>> START
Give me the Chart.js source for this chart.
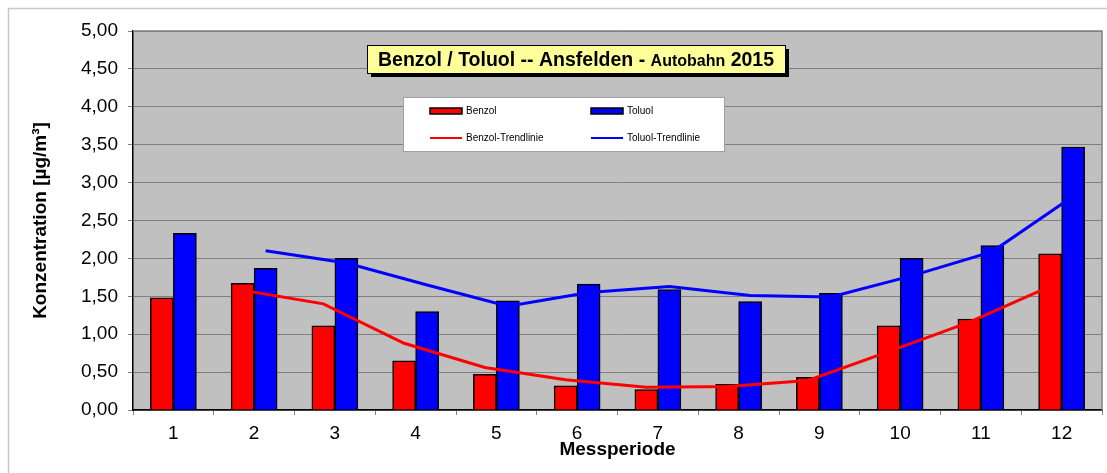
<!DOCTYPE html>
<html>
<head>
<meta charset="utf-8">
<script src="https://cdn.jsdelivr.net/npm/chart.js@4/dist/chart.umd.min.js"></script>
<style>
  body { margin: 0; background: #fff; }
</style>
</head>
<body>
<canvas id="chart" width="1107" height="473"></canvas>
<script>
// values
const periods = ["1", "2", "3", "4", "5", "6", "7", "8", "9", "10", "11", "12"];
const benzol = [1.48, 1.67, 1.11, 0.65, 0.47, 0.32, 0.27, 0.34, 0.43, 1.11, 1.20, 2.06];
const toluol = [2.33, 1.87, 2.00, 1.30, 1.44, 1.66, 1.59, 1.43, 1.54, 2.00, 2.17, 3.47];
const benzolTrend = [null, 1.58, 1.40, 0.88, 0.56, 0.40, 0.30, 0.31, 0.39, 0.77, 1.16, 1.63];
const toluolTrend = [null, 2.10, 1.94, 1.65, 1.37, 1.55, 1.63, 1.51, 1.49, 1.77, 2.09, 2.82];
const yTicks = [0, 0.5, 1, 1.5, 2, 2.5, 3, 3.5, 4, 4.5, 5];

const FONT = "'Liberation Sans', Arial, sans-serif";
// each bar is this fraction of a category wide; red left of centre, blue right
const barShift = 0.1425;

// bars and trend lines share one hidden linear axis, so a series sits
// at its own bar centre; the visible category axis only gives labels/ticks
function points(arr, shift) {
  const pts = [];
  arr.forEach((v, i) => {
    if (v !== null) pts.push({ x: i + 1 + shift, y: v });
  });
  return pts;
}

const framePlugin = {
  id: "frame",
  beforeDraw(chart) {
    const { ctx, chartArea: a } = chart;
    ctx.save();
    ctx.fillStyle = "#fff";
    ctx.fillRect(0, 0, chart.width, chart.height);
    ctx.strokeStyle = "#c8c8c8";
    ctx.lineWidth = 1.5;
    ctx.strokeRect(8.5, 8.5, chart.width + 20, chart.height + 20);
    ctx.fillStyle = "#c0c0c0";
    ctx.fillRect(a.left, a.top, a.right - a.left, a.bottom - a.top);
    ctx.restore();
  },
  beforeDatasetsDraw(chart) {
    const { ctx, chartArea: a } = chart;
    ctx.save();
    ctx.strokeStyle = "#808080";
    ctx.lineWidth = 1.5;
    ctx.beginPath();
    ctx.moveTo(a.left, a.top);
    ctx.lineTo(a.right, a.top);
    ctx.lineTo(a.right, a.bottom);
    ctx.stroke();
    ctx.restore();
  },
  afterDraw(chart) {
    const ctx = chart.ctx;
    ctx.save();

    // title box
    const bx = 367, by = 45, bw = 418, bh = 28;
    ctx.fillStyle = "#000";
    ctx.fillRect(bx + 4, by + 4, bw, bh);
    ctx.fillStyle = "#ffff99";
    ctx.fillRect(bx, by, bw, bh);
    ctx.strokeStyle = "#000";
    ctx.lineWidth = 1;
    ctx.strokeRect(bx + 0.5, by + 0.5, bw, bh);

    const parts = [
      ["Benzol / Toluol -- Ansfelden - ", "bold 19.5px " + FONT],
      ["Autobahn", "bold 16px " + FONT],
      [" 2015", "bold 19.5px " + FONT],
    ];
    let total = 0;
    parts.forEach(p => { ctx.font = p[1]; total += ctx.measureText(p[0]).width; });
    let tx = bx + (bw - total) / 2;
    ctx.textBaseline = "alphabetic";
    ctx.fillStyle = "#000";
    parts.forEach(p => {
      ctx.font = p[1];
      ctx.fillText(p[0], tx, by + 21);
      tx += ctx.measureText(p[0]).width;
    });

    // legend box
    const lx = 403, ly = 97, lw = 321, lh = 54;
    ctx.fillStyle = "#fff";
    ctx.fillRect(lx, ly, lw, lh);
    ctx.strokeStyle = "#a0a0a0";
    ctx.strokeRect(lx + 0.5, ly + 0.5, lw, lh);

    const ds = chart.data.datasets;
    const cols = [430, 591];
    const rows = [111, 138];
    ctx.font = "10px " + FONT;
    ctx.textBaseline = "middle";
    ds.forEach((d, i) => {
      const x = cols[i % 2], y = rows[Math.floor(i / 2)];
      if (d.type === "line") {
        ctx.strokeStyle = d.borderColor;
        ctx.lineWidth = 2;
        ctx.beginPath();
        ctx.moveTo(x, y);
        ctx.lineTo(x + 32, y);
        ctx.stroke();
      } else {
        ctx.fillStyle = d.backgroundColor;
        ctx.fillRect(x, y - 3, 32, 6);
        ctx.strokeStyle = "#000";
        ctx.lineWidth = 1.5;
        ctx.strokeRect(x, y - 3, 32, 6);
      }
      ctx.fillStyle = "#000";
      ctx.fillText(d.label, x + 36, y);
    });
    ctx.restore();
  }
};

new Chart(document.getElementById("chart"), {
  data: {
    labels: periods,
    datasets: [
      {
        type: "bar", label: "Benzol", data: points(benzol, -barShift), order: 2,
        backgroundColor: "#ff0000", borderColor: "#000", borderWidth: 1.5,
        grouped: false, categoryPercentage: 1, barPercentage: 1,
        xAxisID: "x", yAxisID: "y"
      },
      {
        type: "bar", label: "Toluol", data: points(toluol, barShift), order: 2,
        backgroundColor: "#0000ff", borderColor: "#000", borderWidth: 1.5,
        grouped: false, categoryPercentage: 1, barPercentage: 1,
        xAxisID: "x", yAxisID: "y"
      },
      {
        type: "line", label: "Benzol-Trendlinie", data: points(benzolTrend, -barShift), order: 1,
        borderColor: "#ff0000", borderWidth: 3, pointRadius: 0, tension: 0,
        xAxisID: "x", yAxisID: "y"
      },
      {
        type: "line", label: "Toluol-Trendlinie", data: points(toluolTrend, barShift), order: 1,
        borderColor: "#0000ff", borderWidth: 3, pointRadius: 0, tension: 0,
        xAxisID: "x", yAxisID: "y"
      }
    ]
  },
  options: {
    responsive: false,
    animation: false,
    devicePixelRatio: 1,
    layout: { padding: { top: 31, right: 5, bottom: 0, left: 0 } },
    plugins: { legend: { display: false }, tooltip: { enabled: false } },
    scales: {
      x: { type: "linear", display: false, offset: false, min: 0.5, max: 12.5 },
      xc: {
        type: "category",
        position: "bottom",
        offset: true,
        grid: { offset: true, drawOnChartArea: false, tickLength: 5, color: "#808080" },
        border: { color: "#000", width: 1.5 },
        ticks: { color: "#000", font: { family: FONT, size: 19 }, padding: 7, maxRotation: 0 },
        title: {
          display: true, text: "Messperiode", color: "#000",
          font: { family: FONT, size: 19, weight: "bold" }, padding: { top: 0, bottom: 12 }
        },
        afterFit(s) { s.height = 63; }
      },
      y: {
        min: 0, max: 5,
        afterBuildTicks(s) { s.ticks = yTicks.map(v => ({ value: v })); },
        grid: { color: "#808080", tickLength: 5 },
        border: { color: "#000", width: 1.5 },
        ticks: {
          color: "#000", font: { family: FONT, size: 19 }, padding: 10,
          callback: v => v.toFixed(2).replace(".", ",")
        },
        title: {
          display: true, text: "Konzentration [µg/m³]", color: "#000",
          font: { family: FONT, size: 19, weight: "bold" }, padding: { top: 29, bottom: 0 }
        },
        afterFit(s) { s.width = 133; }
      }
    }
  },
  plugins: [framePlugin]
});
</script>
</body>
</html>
>> END
>> START
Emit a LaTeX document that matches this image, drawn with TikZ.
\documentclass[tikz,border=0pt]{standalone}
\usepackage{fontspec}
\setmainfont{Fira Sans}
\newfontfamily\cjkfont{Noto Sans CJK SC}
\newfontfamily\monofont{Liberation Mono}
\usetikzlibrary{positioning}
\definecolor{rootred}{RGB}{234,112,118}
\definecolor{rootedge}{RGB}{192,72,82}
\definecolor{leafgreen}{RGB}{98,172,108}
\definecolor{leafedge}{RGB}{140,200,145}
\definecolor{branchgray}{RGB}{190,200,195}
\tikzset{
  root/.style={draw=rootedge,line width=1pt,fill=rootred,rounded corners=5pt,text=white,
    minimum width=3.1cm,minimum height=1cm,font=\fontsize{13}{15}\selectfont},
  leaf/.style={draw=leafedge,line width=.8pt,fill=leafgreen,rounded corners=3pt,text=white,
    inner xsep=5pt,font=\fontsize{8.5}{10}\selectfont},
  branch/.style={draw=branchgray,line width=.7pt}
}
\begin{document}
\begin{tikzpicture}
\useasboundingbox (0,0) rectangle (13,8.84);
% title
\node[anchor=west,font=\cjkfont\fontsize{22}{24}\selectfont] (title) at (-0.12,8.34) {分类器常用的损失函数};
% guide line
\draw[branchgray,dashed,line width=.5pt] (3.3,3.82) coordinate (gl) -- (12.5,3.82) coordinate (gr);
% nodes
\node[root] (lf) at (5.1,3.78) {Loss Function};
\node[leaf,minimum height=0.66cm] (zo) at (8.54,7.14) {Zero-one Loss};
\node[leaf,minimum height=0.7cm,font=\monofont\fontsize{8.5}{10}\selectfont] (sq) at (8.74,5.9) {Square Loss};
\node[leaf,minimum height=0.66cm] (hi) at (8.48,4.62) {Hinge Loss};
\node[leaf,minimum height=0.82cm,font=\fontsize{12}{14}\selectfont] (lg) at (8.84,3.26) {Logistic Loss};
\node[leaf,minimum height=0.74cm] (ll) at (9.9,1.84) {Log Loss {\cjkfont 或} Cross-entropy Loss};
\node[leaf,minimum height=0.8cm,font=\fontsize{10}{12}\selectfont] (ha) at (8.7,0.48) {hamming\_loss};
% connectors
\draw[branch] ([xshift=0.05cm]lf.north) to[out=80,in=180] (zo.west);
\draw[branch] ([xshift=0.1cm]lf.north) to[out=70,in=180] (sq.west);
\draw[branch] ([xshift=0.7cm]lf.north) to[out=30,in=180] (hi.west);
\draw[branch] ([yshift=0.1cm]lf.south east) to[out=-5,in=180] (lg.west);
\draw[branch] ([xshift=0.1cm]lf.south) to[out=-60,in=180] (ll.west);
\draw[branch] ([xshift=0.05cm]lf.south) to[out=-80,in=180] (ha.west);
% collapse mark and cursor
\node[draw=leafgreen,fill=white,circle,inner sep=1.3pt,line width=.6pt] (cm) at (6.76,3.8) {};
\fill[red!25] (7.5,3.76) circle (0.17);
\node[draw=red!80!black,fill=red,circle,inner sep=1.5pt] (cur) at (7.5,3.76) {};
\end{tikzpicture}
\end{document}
>> END
◆ Task objective
Count the lines that hold the string "this" and state that number alone.

◆ Finished task
3